## Given problem
Find the lines that hold the word "this" and return them.

start The input

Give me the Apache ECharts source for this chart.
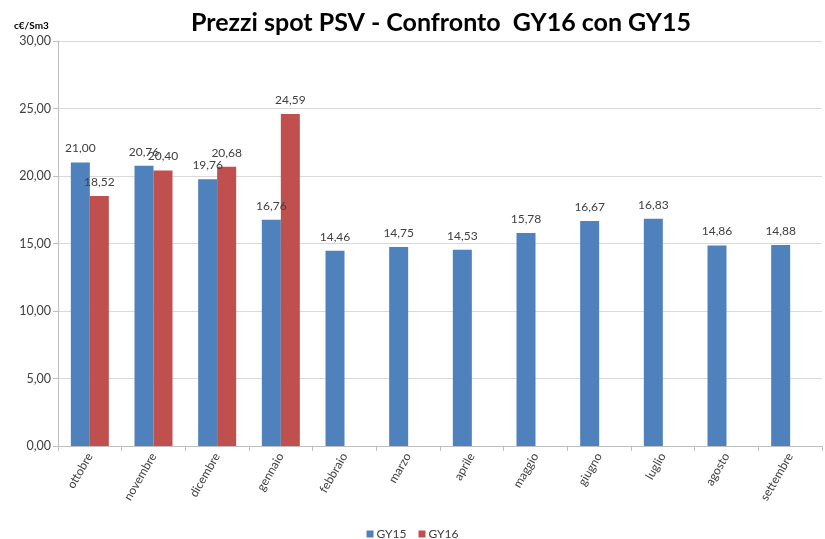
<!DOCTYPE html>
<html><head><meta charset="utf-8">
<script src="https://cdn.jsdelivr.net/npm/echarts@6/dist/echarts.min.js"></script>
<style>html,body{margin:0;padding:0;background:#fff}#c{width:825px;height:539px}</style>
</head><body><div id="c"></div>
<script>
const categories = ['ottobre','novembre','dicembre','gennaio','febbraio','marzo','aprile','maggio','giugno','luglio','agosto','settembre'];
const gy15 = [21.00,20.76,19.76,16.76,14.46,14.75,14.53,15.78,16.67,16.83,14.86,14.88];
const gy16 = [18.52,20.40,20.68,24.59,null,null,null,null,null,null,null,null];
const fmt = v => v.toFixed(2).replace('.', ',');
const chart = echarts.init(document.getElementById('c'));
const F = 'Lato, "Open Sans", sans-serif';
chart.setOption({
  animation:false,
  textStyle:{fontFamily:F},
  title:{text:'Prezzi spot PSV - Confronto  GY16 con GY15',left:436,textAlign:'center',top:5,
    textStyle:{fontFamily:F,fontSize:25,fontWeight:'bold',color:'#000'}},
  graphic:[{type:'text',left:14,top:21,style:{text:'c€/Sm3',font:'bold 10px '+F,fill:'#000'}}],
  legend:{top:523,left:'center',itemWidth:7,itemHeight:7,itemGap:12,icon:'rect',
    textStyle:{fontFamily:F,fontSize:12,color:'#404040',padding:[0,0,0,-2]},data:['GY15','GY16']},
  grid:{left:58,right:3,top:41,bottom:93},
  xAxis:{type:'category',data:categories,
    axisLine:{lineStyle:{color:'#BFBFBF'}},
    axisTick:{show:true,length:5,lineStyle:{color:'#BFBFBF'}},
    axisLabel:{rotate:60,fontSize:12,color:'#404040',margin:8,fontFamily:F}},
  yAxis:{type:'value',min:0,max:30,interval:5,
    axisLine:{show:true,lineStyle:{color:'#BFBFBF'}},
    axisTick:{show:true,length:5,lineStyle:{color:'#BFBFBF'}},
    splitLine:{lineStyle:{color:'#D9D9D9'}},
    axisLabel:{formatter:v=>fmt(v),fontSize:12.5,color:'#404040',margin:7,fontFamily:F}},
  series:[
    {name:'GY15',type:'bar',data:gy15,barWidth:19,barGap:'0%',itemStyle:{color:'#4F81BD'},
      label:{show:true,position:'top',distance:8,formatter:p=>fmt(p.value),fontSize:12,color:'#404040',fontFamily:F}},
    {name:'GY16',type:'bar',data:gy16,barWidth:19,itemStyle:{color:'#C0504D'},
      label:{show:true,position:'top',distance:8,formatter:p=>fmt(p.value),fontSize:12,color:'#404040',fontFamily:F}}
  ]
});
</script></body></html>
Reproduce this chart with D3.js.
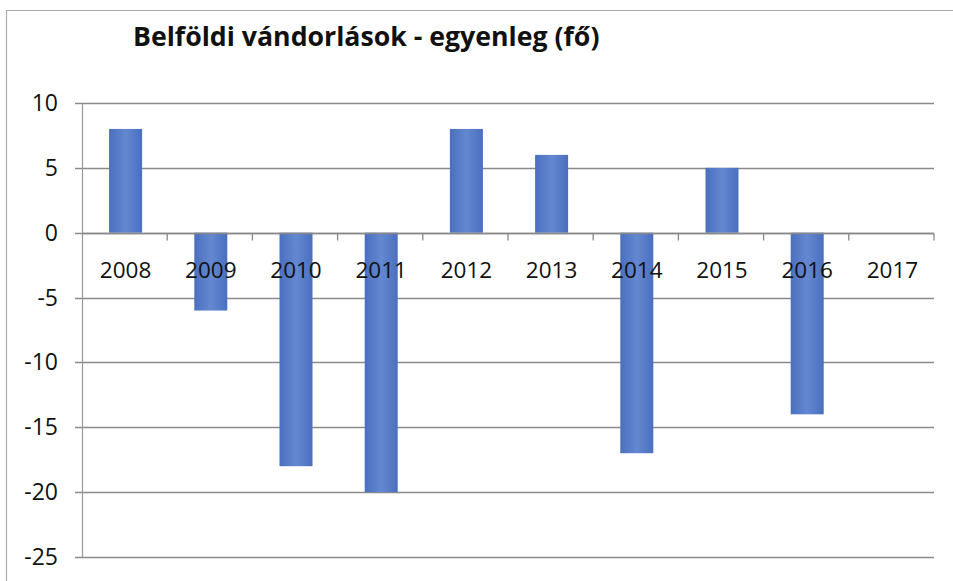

end The input

## Task output
Give me the Apache ECharts source for this chart.
Reproduce this chart with D3.js.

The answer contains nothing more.